New Delhi, Jun 6 (KNN) India's Ministry of Steel has opposed any restrictions on imports of low ash metallurgical coke, a key ingredient in steelmaking, according to a government source and an official document.

This stance could deal a setback to domestic producers of the raw material who had sought import limits, reported Reuters.

In April, the Directorate General of Trade Remedies (DGTR), under the Ministry of Commerce and Industry, recommended capping annual imports of low ash metallurgical coke at 2.85 million metric tons for one year. This followed complaints from local producers about rising imports since the 2019/20 fiscal year.

However, the Ministry of Steel has expressed concerns over the quality of domestically produced coke and cited strong domestic demand as reasons for opposing curbs on imports, as per the source and the document.

"The domestic merchant producers of coke are not fully capable of meeting the demand of metallurgical coke in the country, particularly on quality grounds," stated Nagendra Nath Sinha, the top civil servant at the Ministry of Steel, in a letter dated May 29 to the Ministry of Commerce and Industry.

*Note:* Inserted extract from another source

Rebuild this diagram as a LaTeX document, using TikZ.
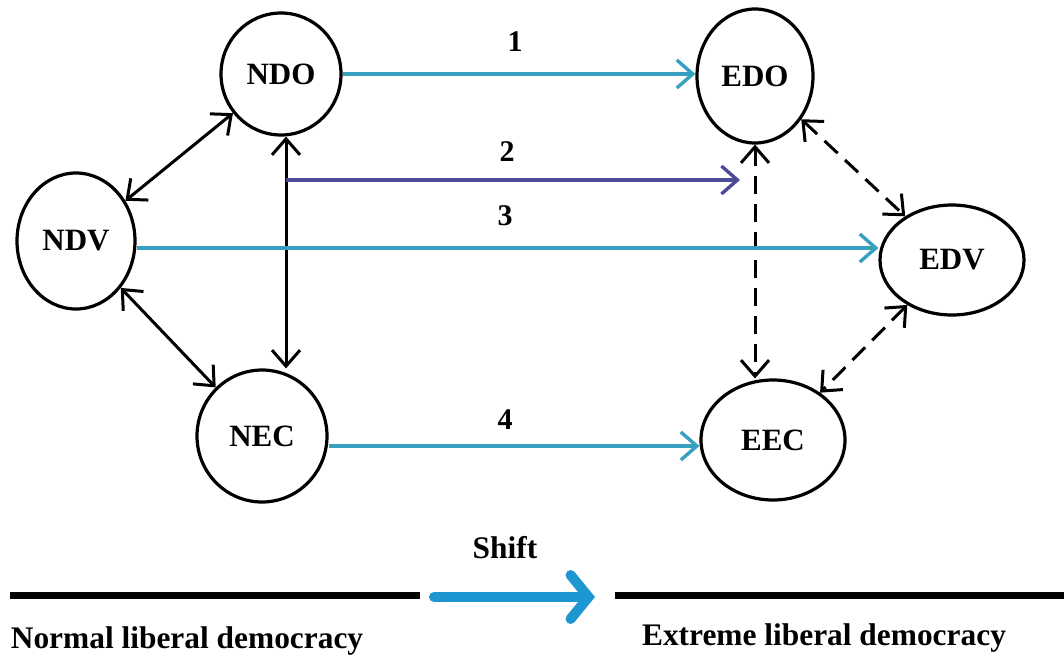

Sinha warned that accepting the DGTR's recommendations "will cause disruption in the supply chain, the production and the supplies to the downstream customers of steel industry."

The letter also cautioned that import restrictions could raise costs and adversely impact smaller steel producers.

China, Indonesia, and Poland are the top suppliers of metallurgical coke to India, the world's second-largest crude steel producer. Imports of low ash metallurgical coke have surged more than 61% over the past four years.

A senior executive at a major steel mill, who requested anonymity as they are not authorised to speak to the media, stated that steel producers oppose import curbs on low ash metallurgical coke because they would lead to an increase in steel prices.

The executive also warned that such restrictions could drive up prices of coking coal, used to manufacture metallurgical coke.

Neither the Ministry of Steel nor the Ministry of Commerce and Industry provided immediate comments when contacted by Reuters.

The final decision on whether to impose import limits rests with the Ministry of Commerce and Industry.